“I, Mike, take thee, Christine, to be my wedded wife, to have and to hold, from this day forward, for better, for worse, for richer, for poorer, in sickness and in health, to love and to cherish, till death do us part, according to God’s holy ordinance; and thereto I pledge myself to you.”
Christine replies, “I, Christine, take thee, Mike, to be my wedded husband, to have and to hold, from this day forward, for better, for worse, for richer, for poorer, in sickness and in health, to love and to cherish, till death do us part, according to God’s holy ordinance; and thereto I pledge myself to you”
While the above vows are being exchanged by Mike and Christine, what they actually imply is this …… from this day forward, for better, for worse (as long as you make me happy), for richer, for poorer (As long as you aren’t broke and can support the family financially), in sickness and health (Headaches and alleges, not signing up for a sick partner) to love and to cherish (as long as it is convenient) till death do us part.
Often times while happiness is not part of the marriage vows, it is implied and the expectation is that my spouse should make me happy. If for some reason this expectation is not met, then I must have married the wrong person or in other cases we are not compatible. This is a partial truth that needs to be exposed particularly to our millennials.
We live in a world that is driven based on self-fulfillment. A world that is driven by me, myself and I. This is what I want, this is how I feel, this is what makes me happy etc. Last year 24 billion selfie photos where uploaded through Googles servers according to the tech giant Google. Approximately 761 selfies per second. These photos where uploaded mostly by millennia generation. The intense focus on self is currently unprecedented and its effects is found in marriage as more and more couples are focusing on self. The ripple effect of this is less patience between couples and more couple feel trapped because they are not able to fulfill self within the confines of marriage.

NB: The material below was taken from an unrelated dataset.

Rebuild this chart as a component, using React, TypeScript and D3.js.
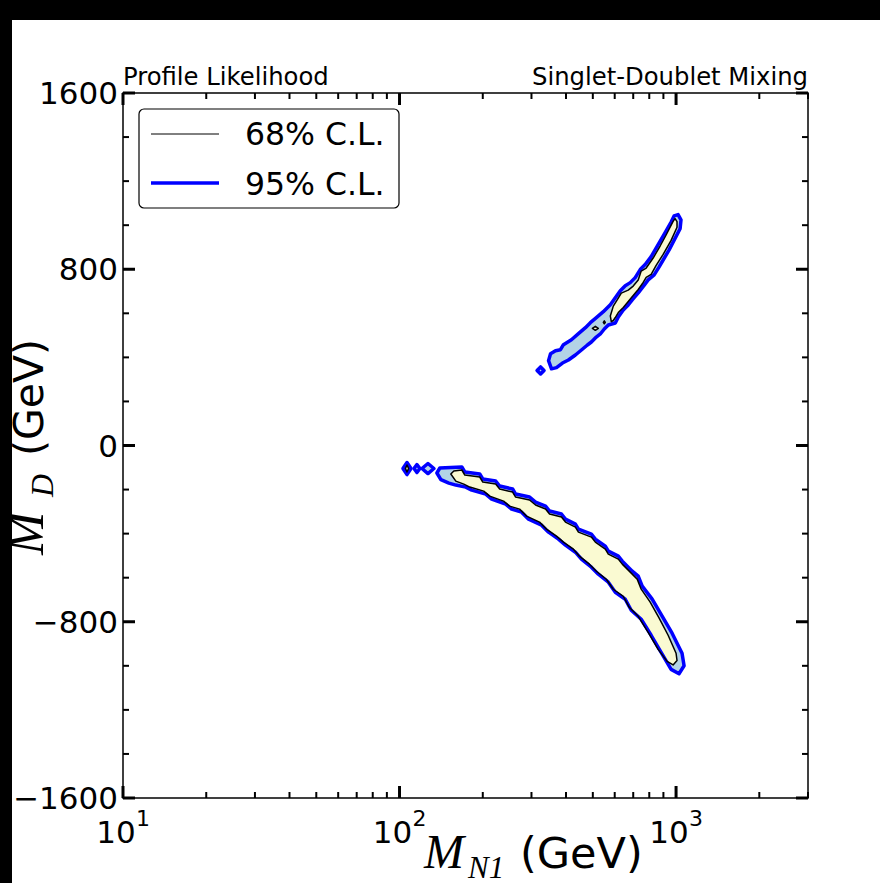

Happiness is a function of happenings and event. For example you are happy when you get a promotion at work or when you purchase a home and so on. You are also happy when your spouse meets or exceeds your expectations based on actions or deeds. In other words you get excited or happy based on things going on in your marriage. This also means if the events that happen are not so pleasant your emotions change from happy to sad. This is the case when you lose a job or your spouse falls short of your expectations. Reality is that no meaningful relationship can be built solely on happiness because happiness is triggered by events and happening which are subject to change.
Joy is a function of what you know. For example Jason loses his job. However he is not worried because he saw his job as a source God used to bless him. Now the channel is closed and God will provide another avenue to bless him. Jason’s attitude is based on what he knows about a situation and not just based on events that happen. No wonder scripture expresses it this way “The Joy of the Lord is my strength”.
Key take away.
- Happiness alone is not a criteria for a successful marriage however happiness is a bye product of a healthy marriage.
- Your marriage vow didn’t include being happy as a condition to remain in the marriage. Or did it?
- If you are not happy by yourself, your spouse can do very little in sustaining you being happy.
- If I married the right person, then I would be happy all the time. This is an inaccurate statements because regardless of who you marry, there will be issues you have to walk through in your marriage.
- Happy is a function of events and happing while Joy is a function of what you know.
- If you want to be happy, ask God to do something for you. However if you want to be joyful, ask God to show up. His presence brings Joy.
The day you lose your desire to fight for your marriage is the day divorce starts knocking on your door. Invest in your marriage, develop your character and watch your marriage flourish. Reality is that only you can make you happy and contentment is a first step to being happy in your marriage.
As always, marriage is a journey and not a destination. The bible is the blue print while the Holy Spirit is your guide. It should get better over time if the governing principles are consistently applied.